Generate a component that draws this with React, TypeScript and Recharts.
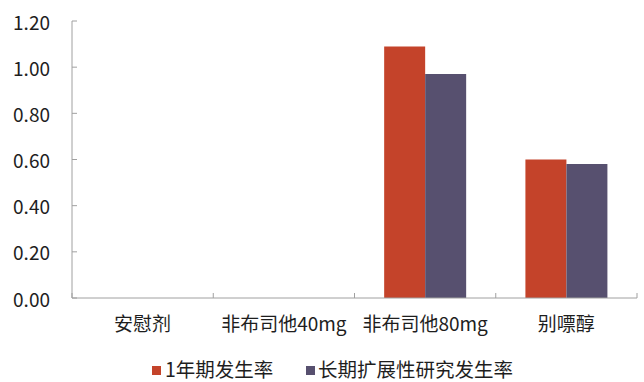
import React from "react";
import { BarChart, Bar, XAxis, YAxis, Legend } from "recharts";

// Incidence rates per treatment group
const categories = ["安慰剂", "非布司他40mg", "非布司他80mg", "别嘌醇"];
const oneYearRates = [0, 0, 1.09, 0.6];
const extensionRates = [0, 0, 0.97, 0.58];
const yTicks = [0, 0.2, 0.4, 0.6, 0.8, 1.0, 1.2];
const seriesNames = ["1年期发生率", "长期扩展性研究发生率"];
const seriesColors = ["#C4432A", "#57506F"];

const AXIS = "#A0A0A0";
const TEXT = "#1E1E1E";
const FONT = '"Noto Sans CJK SC", "Noto Sans", sans-serif';

const data = categories.map((name, i) => ({
  name,
  oneYear: oneYearRates[i],
  extension: extensionRates[i],
}));

const YTick = (props: any) => {
  const { x, y, payload } = props;
  return (
    <g>
      <line x1={x} x2={x + 5} y1={y} y2={y} stroke={AXIS} strokeWidth={1} />
      <text
        x={x - 22}
        y={y}
        textAnchor="end"
        dominantBaseline="central"
        fill={TEXT}
        fontSize={19}
        fontFamily={FONT}
      >
        {Number(payload.value).toFixed(2)}
      </text>
    </g>
  );
};

// category label plus inward tick marks on the band boundaries
const CatTick = (props: any) => {
  const { x, y, payload, index, width, visibleTicksCount } = props;
  const half = width / (visibleTicksCount || categories.length) / 2;
  const last = index === (visibleTicksCount || categories.length) - 1;
  return (
    <g>
      <line x1={x - half} x2={x - half} y1={y} y2={y - 5} stroke={AXIS} strokeWidth={1} />
      {last && <line x1={x + half} x2={x + half} y1={y} y2={y - 5} stroke={AXIS} strokeWidth={1} />}
      <text
        x={x}
        y={y + 24}
        textAnchor="middle"
        dominantBaseline="central"
        fill={TEXT}
        fontSize={19}
        fontFamily={FONT}
      >
        {payload.value}
      </text>
    </g>
  );
};

// legend swatch x-positions and label offsets
const legendItems = [
  { swatchX: 152, textX: 165 },
  { swatchX: 306, textX: 318 },
];

const LegendContent = () => (
  <svg width={644} height={24} style={{ display: "block", overflow: "visible" }}>
    {legendItems.map((item, i) => (
      <g key={seriesNames[i]}>
        <rect x={item.swatchX} y={8} width={9} height={9} fill={seriesColors[i]} />
        <text
          x={item.textX}
          y={10}
          dominantBaseline="central"
          fill={TEXT}
          fontSize={19.5}
          fontFamily={FONT}
        >
          {seriesNames[i]}
        </text>
      </g>
    ))}
  </svg>
);

export default function App() {
  return (
    <div style={{ position: "absolute", left: 0, top: 0, width: 644, height: 382, background: "#fff" }}>
      <BarChart
        width={644}
        height={382}
        data={data}
        margin={{ top: 21, right: 7, left: 0, bottom: 0 }}
        barCategoryGap="21%"
        barGap={0}
      >
        <XAxis
          dataKey="name"
          height={60}
          tickSize={0}
          tickMargin={0}
          tickLine={false}
          axisLine={{ stroke: AXIS, strokeWidth: 1 }}
          tick={<CatTick />}
          interval={0}
        />
        <YAxis
          width={72}
          domain={[0, 1.2]}
          ticks={yTicks}
          tickSize={0}
          tickMargin={0}
          tickLine={false}
          axisLine={{ stroke: AXIS, strokeWidth: 1 }}
          tick={<YTick />}
          interval={0}
        />
        <Legend
          verticalAlign="bottom"
          height={24}
          wrapperStyle={{ left: 0, width: 644 }}
          content={<LegendContent />}
        />
        <Bar dataKey="oneYear" name={seriesNames[0]} fill={seriesColors[0]} isAnimationActive={false} />
        <Bar dataKey="extension" name={seriesNames[1]} fill={seriesColors[1]} isAnimationActive={false} />
      </BarChart>
    </div>
  );
}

TASK: Reproduce only the lines from the beginning of the data through the line that contains "XAxis, YAxis, Legend", both included, and please drop the pictures.

WORKED ANSWER:
Generate a component that draws this with React, TypeScript and Recharts.
import React from "react";
import { BarChart, Bar, XAxis, YAxis, Legend } from "recharts";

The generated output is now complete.